A nova abordagem favorece parcerias público-privadas (PPP) em vez de empréstimos bilaterais tradicionais, em um momento em que credores chineses têm adotado postura mais cautelosa diante de projetos de infraestrutura.

Um exemplo recente desse modelo é a via expressa de Nairóbi, de 27 km, construída e financiada pela China Road and Bridge Corporation (CRBC).

A empresa opera a rodovia sob regime de concessão por 30 anos, período durante o qual recuperará seu investimento, antes de transferir a propriedade para o governo queniano.

Tim Zajontz, pesquisador do Centro de Política Internacional e Comparada da Universidade de Stellenbosch, na África do Sul, afirmou que a transição reflete uma nova postura dos investidores chineses, que passaram a exigir maior viabilidade financeira dos projetos.

“Financiar a extensão somente por meio de um empréstimo soberano tornou-se impensável considerando a difícil situação fiscal do Quênia”, disse Zajontz, que também é professor interino de relações internacionais na Universidade de Freiburg.

A extensão da ferrovia até Malaba é considerada estratégica para o comércio regional. O projeto prevê conexões com Uganda, Ruanda, Sudão do Sul e a República Democrática do Congo (RDC). A RDC possui grandes reservas minerais, nas quais a China mantém interesses econômicos relevantes.

Uganda já iniciou a construção de um trecho de 273 km entre Malaba e a capital Kampala. O contrato foi concedido à empresa turca Yapi Merkezi. Segundo Zajontz, o novo arranjo financeiro representa uma tendência mais ampla na atuação internacional da China.

“Instrumentos financeiros combinados que combinam empréstimos de bancos de política chineses com investimentos de capital de empresas chinesas se tornarão mais frequentes nos próximos anos”, afirmou.

Ele avaliou ainda que essa combinação pode viabilizar a continuidade de projetos de infraestrutura em países africanos, cujos orçamentos públicos estão sob forte restrição. “Isso permitiu que os governos africanos continuassem com suas agendas de desenvolvimento de infraestrutura”, afirmou.

Por outro lado, o analista geoeconômico Aly-Khan Satchu expressou ceticismo quanto ao anúncio feito por autoridades quenianas.

“As autoridades quenianas se precipitaram e se pronunciaram sobre o financiamento chinês do SGR como se fosse um fato consumado, apenas para que absolutamente nada fosse feito”, declarou. “Zip, zero, zilch. A credibilidade desses tipos de declarações de origem queniana é zero.”

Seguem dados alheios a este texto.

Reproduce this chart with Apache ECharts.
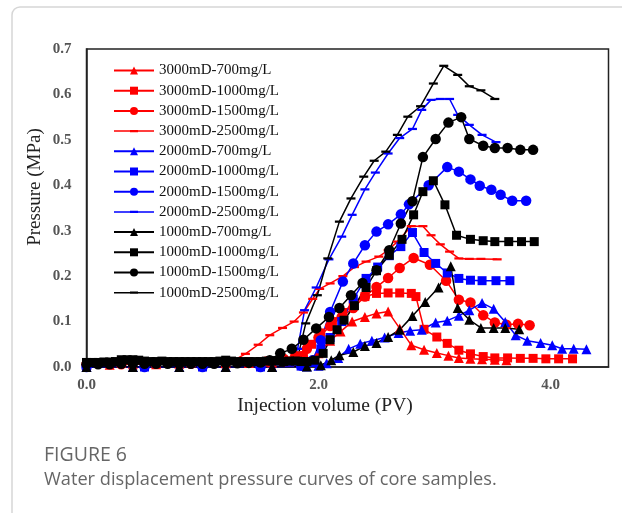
<!DOCTYPE html>
<html><head><meta charset="utf-8">
<script src="https://cdn.jsdelivr.net/npm/echarts@6/dist/echarts.min.js"></script>
<style>html,body{margin:0;padding:0;background:#fff}#c{width:622px;height:513px}</style>
</head><body><div id="c"></div>
<script>
const seriesNames = ['3000mD-700mg/L','3000mD-1000mg/L','3000mD-1500mg/L','3000mD-2500mg/L',
  '2000mD-700mg/L','2000mD-1000mg/L','2000mD-1500mg/L','2000mD-2500mg/L',
  '1000mD-700mg/L','1000mD-1000mg/L','1000mD-1500mg/L','1000mD-2500mg/L'];
const xTicks = [0, 2, 4];
const yTicks = [0, 0.1, 0.2, 0.3, 0.4, 0.5, 0.6, 0.7];

const r700 = [[0,0.005],[0.2,0.005],[0.4,0.006],[0.6,0.006],[0.8,0.007],[1.0,0.007],[1.2,0.008],[1.4,0.009],[1.6,0.01],[1.75,0.012],[1.9,0.016],[2.0,0.03],[2.1,0.058],[2.19,0.078],[2.29,0.1],[2.4,0.11],[2.5,0.118],[2.6,0.122],[2.7,0.085],[2.8,0.048],[2.91,0.038],[3.02,0.031],[3.12,0.025],[3.21,0.02],[3.31,0.018],[3.41,0.017],[3.52,0.016],[3.62,0.015]];
const r1000 = [[0,0.008],[0.3,0.008],[0.6,0.008],[0.9,0.009],[1.2,0.009],[1.5,0.01],[1.7,0.012],[1.8,0.015],[1.87,0.025],[1.94,0.05],[2.02,0.075],[2.12,0.1],[2.21,0.12],[2.3,0.14],[2.4,0.155],[2.5,0.162],[2.6,0.163],[2.7,0.163],[2.8,0.162],[2.84,0.155],[2.91,0.083],[3.02,0.066],[3.11,0.052],[3.21,0.037],[3.31,0.029],[3.42,0.023],[3.52,0.02],[3.63,0.02],[3.74,0.019],[3.85,0.019],[3.96,0.018],[4.07,0.018],[4.19,0.018]];
const r1500 = [[0,0.006],[0.3,0.006],[0.6,0.007],[0.9,0.007],[1.2,0.008],[1.4,0.01],[1.55,0.012],[1.7,0.018],[1.8,0.025],[1.9,0.04],[2.0,0.065],[2.1,0.09],[2.2,0.11],[2.3,0.13],[2.4,0.155],[2.5,0.176],[2.6,0.196],[2.7,0.218],[2.82,0.24],[2.96,0.225],[3.1,0.19],[3.21,0.148],[3.31,0.142],[3.42,0.114],[3.52,0.098],[3.62,0.093],[3.72,0.095],[3.82,0.092]];
const r2500 = [[0,0.007],[0.4,0.007],[0.8,0.008],[1.1,0.009],[1.25,0.012],[1.37,0.029],[1.48,0.049],[1.58,0.07],[1.69,0.086],[1.79,0.1],[1.87,0.12],[1.95,0.15],[2.01,0.172],[2.1,0.184],[2.21,0.2],[2.31,0.22],[2.41,0.232],[2.52,0.243],[2.6,0.257],[2.68,0.276],[2.8,0.31],[2.9,0.31],[2.97,0.29],[3.05,0.27],[3.13,0.254],[3.21,0.239],[3.3,0.238],[3.4,0.238],[3.54,0.237]];

const b700 = [[0,0],[0.4,0],[0.8,0],[1.2,0],[1.6,0],[1.9,0.001],[2.0,0.003],[2.07,0.008],[2.17,0.02],[2.26,0.04],[2.36,0.051],[2.46,0.058],[2.57,0.065],[2.69,0.075],[2.79,0.08],[2.89,0.082],[3.01,0.098],[3.11,0.102],[3.21,0.113],[3.3,0.125],[3.41,0.141],[3.51,0.128],[3.61,0.099],[3.7,0.07],[3.8,0.058],[3.915,0.053],[4.015,0.048],[4.1,0.04],[4.2,0.04],[4.31,0.039]];
const b1000 = [[0,0],[0.5,0],[1.0,0],[1.5,0],[1.85,0.002],[1.95,0.01],[2.02,0.04],[2.1,0.065],[2.2,0.1],[2.3,0.15],[2.41,0.195],[2.51,0.22],[2.61,0.245],[2.71,0.265],[2.81,0.296],[2.91,0.252],[3.01,0.228],[3.11,0.207],[3.21,0.195],[3.31,0.191],[3.41,0.19],[3.53,0.19],[3.65,0.19]];
const b1500 = [[0,0],[0.5,0],[1.0,0],[1.5,0],[1.85,0.003],[1.95,0.015],[2.02,0.059],[2.1,0.121],[2.21,0.188],[2.3,0.228],[2.4,0.268],[2.5,0.298],[2.6,0.314],[2.71,0.336],[2.78,0.358],[2.95,0.4],[3.11,0.44],[3.21,0.43],[3.31,0.413],[3.39,0.399],[3.49,0.39],[3.57,0.379],[3.67,0.366],[3.79,0.366]];
const b2500 = [[0,0],[0.5,0],[1.0,0],[1.5,0],[1.75,0.003],[1.82,0.04],[1.88,0.125],[1.98,0.175],[2.09,0.237],[2.2,0.287],[2.29,0.335],[2.4,0.391],[2.49,0.428],[2.6,0.47],[2.7,0.504],[2.81,0.524],[2.89,0.566],[2.97,0.588],[3.05,0.59],[3.13,0.59],[3.2,0.555],[3.3,0.533],[3.41,0.511],[3.53,0.495]];

const k700 = [[0,0],[0.4,0],[0.8,0],[1.2,0],[1.6,0],[1.9,0.001],[2.02,0.004],[2.11,0.015],[2.18,0.026],[2.3,0.033],[2.4,0.046],[2.5,0.053],[2.6,0.066],[2.7,0.082],[2.81,0.112],[2.92,0.143],[3.035,0.175],[3.14,0.222],[3.2,0.13],[3.3,0.104],[3.4,0.086],[3.51,0.086],[3.61,0.086],[3.73,0.083]];
const k1000 = [[0,0.01],[0.05,0.01],[0.1,0.01],[0.15,0.011],[0.2,0.011],[0.25,0.012],[0.3,0.016],[0.35,0.016],[0.4,0.016],[0.45,0.015],[0.5,0.013],[0.55,0.012],[0.6,0.012],[0.65,0.013],[0.7,0.012],[0.75,0.012],[0.8,0.012],[0.85,0.012],[0.9,0.012],[0.95,0.012],[1.0,0.012],[1.05,0.012],[1.1,0.012],[1.15,0.013],[1.2,0.015],[1.25,0.013],[1.3,0.012],[1.35,0.012],[1.4,0.012],[1.45,0.012],[1.5,0.012],[1.55,0.013],[1.6,0.014],[1.65,0.013],[1.7,0.012],[1.75,0.013],[1.8,0.013],[1.85,0.012],[1.9,0.012],[1.97,0.015],[2.04,0.03],[2.1,0.06],[2.16,0.082],[2.22,0.103],[2.31,0.135],[2.41,0.175],[2.5,0.212],[2.61,0.246],[2.72,0.281],[2.82,0.335],[2.9,0.386],[2.99,0.41],[3.09,0.357],[3.19,0.29],[3.31,0.281],[3.42,0.278],[3.52,0.276],[3.64,0.276],[3.75,0.276],[3.86,0.276]];
const k1500 = [[0,0.006],[0.1,0.006],[0.2,0.006],[0.3,0.007],[0.4,0.007],[0.5,0.007],[0.6,0.007],[0.7,0.007],[0.8,0.007],[0.9,0.007],[1.0,0.007],[1.1,0.007],[1.2,0.008],[1.3,0.008],[1.4,0.009],[1.5,0.01],[1.58,0.015],[1.67,0.03],[1.77,0.04],[1.87,0.06],[1.98,0.085],[2.09,0.11],[2.18,0.13],[2.28,0.158],[2.38,0.185],[2.5,0.213],[2.61,0.257],[2.71,0.316],[2.81,0.365],[2.9,0.462],[3.01,0.502],[3.12,0.538],[3.23,0.55],[3.3,0.502],[3.42,0.487],[3.52,0.482],[3.63,0.482],[3.74,0.478],[3.85,0.478]];
const k2500 = [[0,0.008],[0.1,0.008],[0.2,0.008],[0.3,0.009],[0.4,0.009],[0.5,0.008],[0.6,0.008],[0.7,0.008],[0.8,0.008],[0.9,0.008],[1.0,0.009],[1.1,0.009],[1.2,0.009],[1.3,0.009],[1.4,0.01],[1.5,0.01],[1.6,0.011],[1.7,0.012],[1.82,0.02],[1.89,0.096],[1.99,0.158],[2.08,0.239],[2.18,0.32],[2.28,0.371],[2.39,0.419],[2.48,0.454],[2.58,0.474],[2.68,0.511],[2.77,0.551],[2.88,0.574],[2.99,0.624],[3.08,0.663],[3.2,0.643],[3.3,0.618],[3.4,0.609],[3.52,0.59]];

const seriesData = [r700, r1000, r1500, r2500, b700, b1000, b1500, b2500, k700, k1000, k1500, k2500];
const colors = ['#ff0000','#ff0000','#ff0000','#ff0000','#0000ff','#0000ff','#0000ff','#0000ff','#000000','#000000','#000000','#000000'];
const DASH = 'path://M0,0H8V2H0Z';
const DASH_LEGEND = 'path://M0,0M40,10M0,4.25H40V5.75H0ZM16,3.9H24V6.1H16Z';
const symbols = ['triangle','rect','circle',DASH,'triangle','rect','circle',DASH,'triangle','rect','circle',DASH];
const sizes = [10,9,10.5,9,10,9,10.5,9,10,9,10.5,9];

const chart = echarts.init(document.getElementById('c'), null, {renderer:'canvas'});
const serif = '"Liberation Serif","Times New Roman",serif';
chart.setOption({
  animation: false,
  backgroundColor: '#fff',
  grid: {left: 86.5, right: 13.5, top: 49, bottom: 146, show: true, borderColor: '#222', borderWidth: 1.5, backgroundColor: 'transparent'},
  xAxis: {type: 'value', min: 0, max: 4.5, interval: 2,
    axisLine: {show: true, onZero: false, lineStyle: {color: '#222', width: 1.5}},
    axisTick: {show: false}, splitLine: {show: false},
    axisLabel: {margin: 11, color: '#555', fontFamily: serif, fontSize: 15, fontWeight: 'bold', showMaxLabel: false,
      formatter: v => xTicks.indexOf(v) >= 0 ? v.toFixed(1) : ''}},
  yAxis: {type: 'value', min: 0, max: 0.7, interval: 0.1,
    axisLine: {show: true, lineStyle: {color: '#222', width: 1.5}},
    axisTick: {show: false}, splitLine: {show: false},
    axisLabel: {margin: 15, color: '#555', fontFamily: serif, fontSize: 15, fontWeight: 'bold',
      formatter: v => v.toFixed(1)}},
  legend: {orient: 'vertical', left: 113, top: 63, padding: 0, itemWidth: 40, itemHeight: 10, itemGap: 5.2,
    data: seriesNames.map((n, i) => symbols[i] === DASH ? {name: n, icon: DASH_LEGEND} : n),
    textStyle: {fontFamily: serif, fontSize: 15, color: '#111', lineHeight: 15, padding: [0,0,0,0]}},
  series: seriesNames.map((n, i) => ({
    name: n, type: 'line', data: seriesData[i],
    symbol: symbols[i], symbolSize: sizes[i], symbolKeepAspect: true,
    showAllSymbol: true,
    lineStyle: {color: colors[i], width: 1.5},
    itemStyle: {color: colors[i], borderWidth: 0},
    emphasis: {disabled: true}
  })),
  graphic: [
    {type: 'rect', shape: {x: 12, y: 7, width: 640, height: 560, r: 8}, style: {fill: 'none', stroke: '#d6d6d6', lineWidth: 1.5}, silent: true},
    {type: 'text', x: 35, y: 187, rotation: Math.PI / 2, style: {text: 'Pressure (MPa)', font: '19px ' + serif, fill: '#222', textAlign: 'center', textVerticalAlign: 'middle'}},
    {type: 'text', x: 325, y: 406, style: {text: 'Injection volume (PV)', font: '19.5px ' + serif, fill: '#222', textAlign: 'center', textVerticalAlign: 'middle'}},
    {type: 'text', x: 44, y: 455, style: {text: 'FIGURE 6', font: '500 19.5px "Open Sans","Noto Sans",sans-serif', fill: '#666', textAlign: 'left', textVerticalAlign: 'middle'}},
    {type: 'text', x: 44, y: 480, style: {text: 'Water displacement pressure curves of core samples.', font: '18.2px "Open Sans","Noto Sans",sans-serif', fill: '#666', textAlign: 'left', textVerticalAlign: 'middle'}}
  ]
});
</script></body></html>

Satchu afirmou ainda que a RDC representa o “chamado pote de ouro” ao final da ferrovia, mas alertou para o aumento da instabilidade no leste do país e o risco de contágio para outras regiões.

“Com o aumento da incerteza se desenrolando no leste da RDC e o risco de contágio elevado para o resto da RDC, espero que o financiamento chinês permaneça cauteloso e que este acordo ‘proposto’ seja congelado”, disse.

Apesar das incertezas, Satchu concordou que o modelo de PPP é uma alternativa viável diante das limitações fiscais enfrentadas por diversos países africanos. “Os balanços dos governos estão esticados ao ponto de ruptura e o modelo PPP permite que novos recursos entrem no jogo”, concluiu.